Um grupo de brasileiros enfurecidos, no início da semana, decidiu dar aula aos alemães sobre o que foi o nazismo. Cristo, que vergonha.
O papelão começou quando a embaixada da Alemanha em Brasília publicou um vídeo no Facebook: a ideia era mostrar como o país enxerga hoje os horrores do Holocausto. Lá pelas tantas, o ministro alemão das Relações Exteriores, Heiko Maas, lembrou que o nazismo era uma ideologia de extrema direita.
Foi um fuzuê.
Esse pessoal que acha que todos os problemas da história da humanidade devem ser colocados na conta da esquerda teve um ataque histérico. Porque, segundo eles – que disseminam essa teoria faz tempo nas redes sociais –, o nazismo era de esquerda por três motivos:
1) Havia "socialista" no nome do Partido Nacional-Socialista dos Trabalhadores Alemães, mais conhecido como Partido Nazista.
2) Havia "trabalhadores" no nome desse mesmo partido.
3) A economia do Terceiro Reich era estatista e antiliberal – exatamente como prega o comunismo –, enquanto a direita defende o mercado livre e um Estado menor.
Em primeiro lugar, é bom lembrar que essa discussão nem sequer existe na Alemanha – e talvez não exista em nenhum outro lugar do planeta –, mas, em tempos de fake news, versões deturpadas da História também precisam ser combatidas, sob o risco de se espalharem como verdades. Eu aqui, embora não seja historiador nem especialista no assunto, já li um tantinho sobre isso e posso elencar algumas obviedades.
Sobre o primeiro item, bem, o nacional-socialismo – de onde vem o termo nazismo – não guardava semelhança alguma com o socialismo. Pelo contrário, surgiu como reação a ele. Porque o socialismo era internacionalista, não nacionalista. Quer dizer: para os socialistas, a classe trabalhadora seria uma só no mundo inteiro e, portanto, a revolução proletária deveria se expandir globo afora.
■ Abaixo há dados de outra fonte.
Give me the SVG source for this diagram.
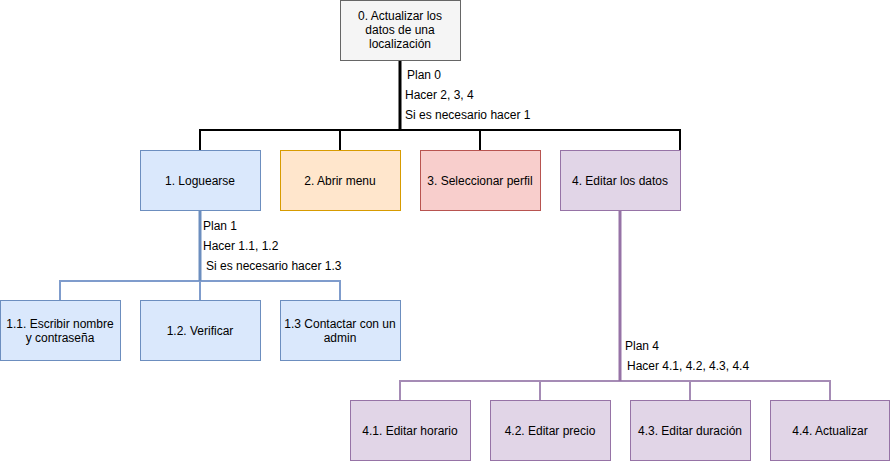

Já os nacionais-socialistas, ou nazistas, consideravam boa parte do mundo uma chinelagem que não servia para nada. Por isso, defendiam a estruturação de um Estado alemão baseado na raça ariana – ou seja, não queriam saber de luta internacional de classes como os comunistas; queriam, sim, uma luta a favor de limites. Limites raciais, étnicos e linguísticos.
Não à toa, Hitler elegeu como maiores inimigos o próprio socialismo e o judaísmo. Porque o socialismo defendia o internacionalismo, e o judaísmo era visto como apátrida – pecado mortal para um nacionalista radical. E aí vem a inclusão da palavra "trabalhadores" no nome do partido. Não tinha nada a ver com a forma como a esquerda se apropriou desse termo em países como o Brasil, onde "trabalhadores" virou sinônimo de proletariado.
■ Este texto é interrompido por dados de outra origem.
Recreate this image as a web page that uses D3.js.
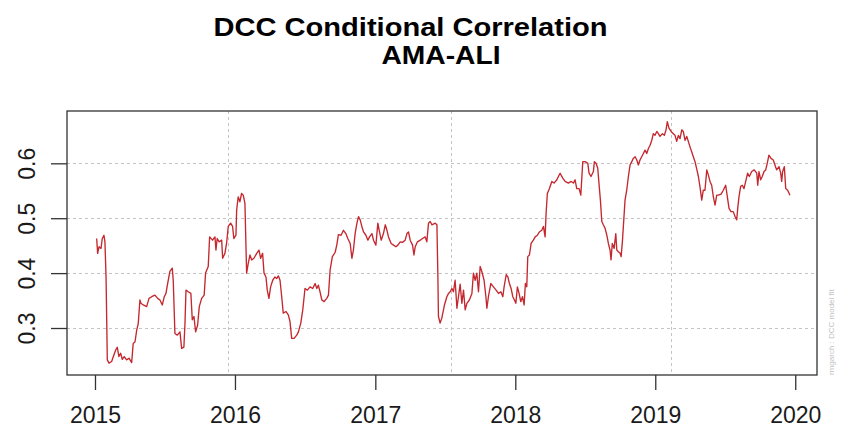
<!DOCTYPE html>
<html>
<head>
<meta charset="utf-8">
<script src="https://cdn.jsdelivr.net/npm/d3@7"></script>
<style>
  html, body { margin: 0; padding: 0; background: #fff; }
  svg { display: block; }
</style>
</head>
<body>
<svg id="chart" width="842" height="433"></svg>
<script>
// ---- data ----------------------------------------------------------------
const titleLines = ["DCC Conditional Correlation", "AMA-ALI"];
const yearTicks = [2015, 2016, 2017, 2018, 2019, 2020];
const corrTicks = [0.3, 0.4, 0.5, 0.6];
const gridYears = [2015.95, 2017.542, 2019.113];
const footnote = "rmgarch  :  DCC model fit";

// observation times, in years since 1 Jan 2015
const yearsSince2015 = [
  0.012,0.019,0.029,0.043,0.052,0.064,0.071,0.079,0.088,0.100,
  0.119,0.131,0.148,0.159,0.171,0.183,0.195,0.209,0.226,0.243,
  0.262,0.273,0.286,0.298,0.309,0.321,0.328,0.345,0.369,0.386,
  0.405,0.428,0.448,0.464,0.481,0.495,0.507,0.519,0.535,0.552,
  0.559,0.571,0.588,0.607,0.619,0.635,0.643,0.650,0.666,0.685,
  0.695,0.707,0.719,0.733,0.745,0.762,0.780,0.790,0.809,0.819,
  0.840,0.857,0.864,0.873,0.887,0.905,0.912,0.928,0.940,0.952,
  0.969,0.983,0.992,1.007,1.012,1.023,1.035,1.047,1.059,1.071,
  1.083,1.095,1.107,1.119,1.135,1.155,1.171,1.183,1.197,1.207,
  1.221,1.230,1.242,1.254,1.269,1.285,1.297,1.309,1.321,1.333,
  1.344,1.364,1.380,1.392,1.404,1.421,1.440,1.452,1.469,1.483,
  1.499,1.516,1.535,1.554,1.571,1.583,1.594,1.606,1.619,1.635,
  1.654,1.666,1.678,1.694,1.714,1.726,1.737,1.756,1.773,1.790,
  1.804,1.821,1.833,1.844,1.856,1.869,1.880,1.892,1.904,1.916,
  1.933,1.947,1.959,1.976,1.987,2.004,2.018,2.030,2.042,2.058,
  2.071,2.083,2.094,2.113,2.130,2.147,2.161,2.178,2.194,2.213,
  2.226,2.237,2.249,2.266,2.276,2.285,2.301,2.321,2.337,2.356,
  2.368,2.380,2.392,2.404,2.428,2.440,2.447,2.451,2.463,2.475,
  2.494,2.511,2.523,2.535,2.547,2.558,2.570,2.583,2.594,2.606,
  2.618,2.630,2.642,2.654,2.672,2.690,2.701,2.713,2.725,2.737,
  2.749,2.761,2.777,2.790,2.797,2.808,2.825,2.844,2.863,2.880,
  2.897,2.911,2.920,2.935,2.947,2.958,2.970,2.982,2.994,3.004,
  3.015,3.027,3.039,3.051,3.063,3.072,3.082,3.089,3.101,3.113,
  3.129,3.142,3.158,3.172,3.189,3.201,3.213,3.220,3.229,3.244,
  3.261,3.277,3.297,3.308,3.320,3.339,3.356,3.379,3.399,3.415,
  3.427,3.439,3.456,3.468,3.482,3.499,3.518,3.527,3.541,3.558,
  3.565,3.577,3.589,3.599,3.608,3.618,3.629,3.641,3.654,3.665,
  3.677,3.684,3.693,3.706,3.718,3.725,3.736,3.749,3.756,3.765,
  3.775,3.784,3.796,3.808,3.820,3.832,3.843,3.856,3.868,3.879,
  3.891,3.903,3.915,3.927,3.939,3.951,3.963,3.975,3.986,3.998,
  4.011,4.022,4.034,4.051,4.065,4.077,4.086,4.098,4.113,4.129,
  4.141,4.153,4.165,4.177,4.189,4.200,4.213,4.225,4.236,4.248,
  4.260,4.272,4.284,4.296,4.308,4.320,4.332,4.343,4.355,4.368,
  4.379,4.391,4.403,4.415,4.427,4.439,4.450,4.470,4.486,4.503,
  4.515,4.527,4.541,4.557,4.570,4.582,4.589,4.598,4.610,4.622,
  4.634,4.646,4.660,4.672,4.689,4.707,4.725,4.732,4.741,4.753,
  4.764,4.777,4.789,4.800,4.812,4.827,4.843,4.855,4.867,4.884,
  4.896,4.903,4.910,4.922,4.932,4.946,4.962
];

// conditional correlation AMA-ALI at each observation
const dccCorr = [
  0.463,0.436,0.448,0.445,0.463,0.469,0.457,0.393,0.242,0.236,
  0.239,0.248,0.260,0.265,0.248,0.254,0.243,0.248,0.242,0.245,
  0.237,0.272,0.275,0.296,0.308,0.351,0.345,0.342,0.339,0.354,
  0.357,0.360,0.354,0.351,0.342,0.357,0.363,0.381,0.403,0.409,
  0.387,0.290,0.287,0.293,0.263,0.265,0.309,0.369,0.366,0.363,
  0.315,0.321,0.293,0.305,0.339,0.354,0.360,0.400,0.412,0.466,
  0.460,0.466,0.442,0.463,0.457,0.460,0.427,0.436,0.454,0.485,
  0.491,0.485,0.463,0.469,0.515,0.539,0.530,0.545,0.542,0.527,
  0.400,0.418,0.433,0.424,0.427,0.436,0.442,0.427,0.436,0.400,
  0.393,0.369,0.354,0.375,0.387,0.393,0.390,0.395,0.387,0.357,
  0.327,0.330,0.324,0.312,0.281,0.281,0.287,0.293,0.309,0.333,
  0.372,0.369,0.375,0.372,0.381,0.372,0.378,0.366,0.351,0.348,
  0.354,0.360,0.406,0.430,0.438,0.452,0.470,0.469,0.478,0.472,
  0.463,0.454,0.427,0.442,0.472,0.491,0.503,0.497,0.485,0.475,
  0.469,0.460,0.466,0.472,0.460,0.451,0.491,0.475,0.460,0.472,
  0.488,0.478,0.466,0.454,0.451,0.448,0.451,0.457,0.456,0.460,
  0.472,0.475,0.460,0.451,0.433,0.448,0.457,0.460,0.463,0.466,
  0.457,0.491,0.494,0.488,0.491,0.488,0.393,0.321,0.309,0.318,
  0.342,0.357,0.363,0.366,0.372,0.366,0.387,0.336,0.357,0.380,
  0.345,0.369,0.333,0.345,0.351,0.363,0.400,0.387,0.400,0.366,
  0.412,0.403,0.387,0.357,0.336,0.357,0.381,0.375,0.369,0.363,
  0.366,0.357,0.375,0.397,0.393,0.381,0.372,0.357,0.351,0.345,
  0.375,0.363,0.348,0.357,0.342,0.381,0.375,0.430,0.433,0.454,
  0.460,0.466,0.469,0.475,0.478,0.485,0.466,0.509,0.545,0.554,
  0.567,0.564,0.570,0.576,0.582,0.573,0.567,0.564,0.567,0.564,
  0.570,0.554,0.554,0.542,0.603,0.603,0.600,0.582,0.576,0.585,
  0.603,0.600,0.591,0.560,0.533,0.494,0.488,0.482,0.469,0.454,
  0.442,0.424,0.454,0.445,0.472,0.442,0.439,0.436,0.430,0.457,
  0.497,0.533,0.551,0.576,0.597,0.603,0.609,0.612,0.606,0.597,
  0.606,0.612,0.618,0.624,0.618,0.627,0.633,0.642,0.654,0.651,
  0.658,0.654,0.649,0.654,0.651,0.661,0.676,0.664,0.658,0.654,
  0.651,0.640,0.651,0.645,0.661,0.658,0.642,0.649,0.640,0.630,
  0.621,0.612,0.603,0.590,0.576,0.556,0.533,0.551,0.551,0.588,
  0.579,0.567,0.560,0.539,0.524,0.542,0.542,0.544,0.551,0.560,
  0.539,0.518,0.512,0.512,0.503,0.497,0.518,0.539,0.558,0.560,
  0.554,0.567,0.582,0.576,0.585,0.588,0.582,0.560,0.585,0.570,
  0.576,0.585,0.588,0.600,0.615,0.609,0.606,0.597,0.588,0.594,
  0.582,0.567,0.585,0.594,0.554,0.551,0.542
];

// ---- helpers -------------------------------------------------------------
function yearToDate(y) {
  const yr = Math.floor(y);
  const start = Date.UTC(yr, 0, 1), end = Date.UTC(yr + 1, 0, 1);
  return new Date(start + (y - yr) * (end - start));
}

const series = yearsSince2015.map((t, i) => ({ date: yearToDate(2015 + t), value: dccCorr[i] }));

// ---- layout --------------------------------------------------------------
const box = { left: 67, right: 817, top: 111, bottom: 375 };
const FONT = "'Liberation Sans', Arial, Helvetica, sans-serif";
const INK = "#1a1a1a";

const x = d3.scaleUtc()
  .domain([yearToDate(2014.8), yearToDate(2020.155)])
  .range([box.left, box.right]);
const y = d3.scaleLinear()
  .domain([0.2144, 0.6953])
  .range([box.bottom, box.top]);

const svg = d3.select("#chart");

// two-line bold title, glyphs slightly widened to the title's set width
const titleSpec = [
  { text: titleLines[0], cx: 410.5, base: 36, width: 394 },
  { text: titleLines[1], cx: 441,   base: 64, width: 119 }
];
svg.selectAll("text.title").data(titleSpec).join("text")
  .attr("class", "title")
  .attr("x", d => d.cx - d.width / 2).attr("y", d => d.base)
  .attr("textLength", d => d.width)
  .attr("lengthAdjust", "spacingAndGlyphs")
  .style("font-family", FONT).style("font-weight", "bold").style("font-size", "26px")
  .attr("fill", "#000")
  .text(d => d.text);

// dashed grid
const grid = svg.append("g")
  .attr("stroke", "#c4c4c4").attr("stroke-width", 1)
  .attr("stroke-dasharray", "3,3").attr("fill", "none");
grid.selectAll("line.h").data(corrTicks).join("line")
  .attr("class", "h")
  .attr("x1", box.left).attr("x2", box.right)
  .attr("y1", d => Math.round(y(d)) + 0.5).attr("y2", d => Math.round(y(d)) + 0.5);
grid.selectAll("line.v").data(gridYears).join("line")
  .attr("class", "v")
  .attr("x1", d => Math.round(x(yearToDate(d))) + 0.5).attr("x2", d => Math.round(x(yearToDate(d))) + 0.5)
  .attr("y1", box.top).attr("y2", box.bottom);

// correlation line
const line = d3.line()
  .x(d => x(d.date))
  .y(d => y(d.value));
svg.append("path")
  .datum(series)
  .attr("d", line)
  .attr("fill", "none")
  .attr("stroke", "#c4282e")
  .attr("stroke-width", 1.35)
  .attr("stroke-linejoin", "round");

// plot frame
svg.append("rect")
  .attr("x", box.left).attr("y", box.top)
  .attr("width", box.right - box.left).attr("height", box.bottom - box.top)
  .attr("fill", "none").attr("stroke", "#333").attr("stroke-width", 1.3);

// x axis
const xAxis = d3.axisBottom(x)
  .tickValues(yearTicks.map(yr => yearToDate(yr)))
  .tickFormat(d3.utcFormat("%Y"))
  .tickSize(15)
  .tickPadding(17);
const gx = svg.append("g")
  .attr("transform", `translate(0,${box.bottom})`)
  .call(xAxis);
gx.select(".domain").remove();
gx.selectAll(".tick line").attr("stroke", "#333").attr("stroke-width", 1.3);
gx.selectAll(".tick text")
  .attr("fill", INK)
  .style("font-family", FONT).style("font-size", "23px");

// y axis, labels turned parallel to the axis
const yAxis = d3.axisLeft(y)
  .tickValues(corrTicks)
  .tickFormat(d3.format(".1f"))
  .tickSize(16);
const gy = svg.append("g")
  .attr("transform", `translate(${box.left},0)`)
  .call(yAxis);
gy.select(".domain").remove();
gy.selectAll(".tick line").attr("stroke", "#333").attr("stroke-width", 1.3);
gy.selectAll(".tick text")
  .attr("x", 0).attr("y", -32).attr("dy", 0)
  .attr("transform", "rotate(-90)")
  .attr("text-anchor", "middle")
  .attr("fill", INK)
  .style("font-family", FONT).style("font-size", "23px");

// model footnote along the right margin
svg.append("text")
  .attr("transform", `translate(834,${box.bottom}) rotate(-90)`)
  .attr("text-anchor", "start")
  .style("font-family", FONT).style("font-size", "8px")
  .attr("fill", "#c2c2c2")
  .text(footnote);
</script>
</body>
</html>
Na Alemanha nazista, identificar-se como "trabalhador alemão" era uma forma de se opor aos judeus, injustamente acusados de tirar espaço dos alemães na economia. O discurso antissemita poderia vir de um grande empresário, de um pequeno comerciante ou de um servente de obras:
– Eu sou um trabalhador alemão, sou natural desta terra, não vim para cá tirar dinheiro dos outros como fazem os judeus.
Mas a extrema direita nada tem a ver com a direita – que fez e ainda faz bons governos, inclusive na própria Alemanha, com Angela Merkel.
Quanto ao "proletariado" da esquerda, bem, Hitler fechou sindicatos, acabou com o direito de greve e metralhou as organizações comunistas da Alemanha. Aliás, ao contrário das doutrinas socialistas, o nazismo nunca quis acabar com a propriedade privada nem coletivizar os meios de produção: era um governo cheio de acordos com as grandes empresas e indústrias alemãs.
O fato de ter sido um regime estatista e antiliberal tampouco aproximava o nazismo do socialismo – a ditadura militar brasileira, por exemplo, também mantinha o Estado no controle da economia, mas só um idiota diria que aquilo foi "de esquerda". Porque a centralização estatal, na Alemanha nazista, não tinha qualquer intenção de distribuir riquezas ou promover alguma forma de igualdade. Pelo contrário: a razão de um Estado grande era justamente manter a desigualdade – no caso, racial –, dizimando povos "inferiores" e combatendo as oposições.
Tratava-se, não há dúvida, de um regime de extrema direita. Que não tem nada a ver com a direita – que fez e ainda faz bons governos pelo mundo, inclusive na própria Alemanha, com Angela Merkel. Eu gosto da direita democrática. E gosto da orientação alemã de "conhecer e preservar a História para não repeti-la", como foi anunciado no vídeo da embaixada.
Mas não há nada mais improdutivo do que debater a História em cima de mentiras. E é mentira que o nazismo era de esquerda.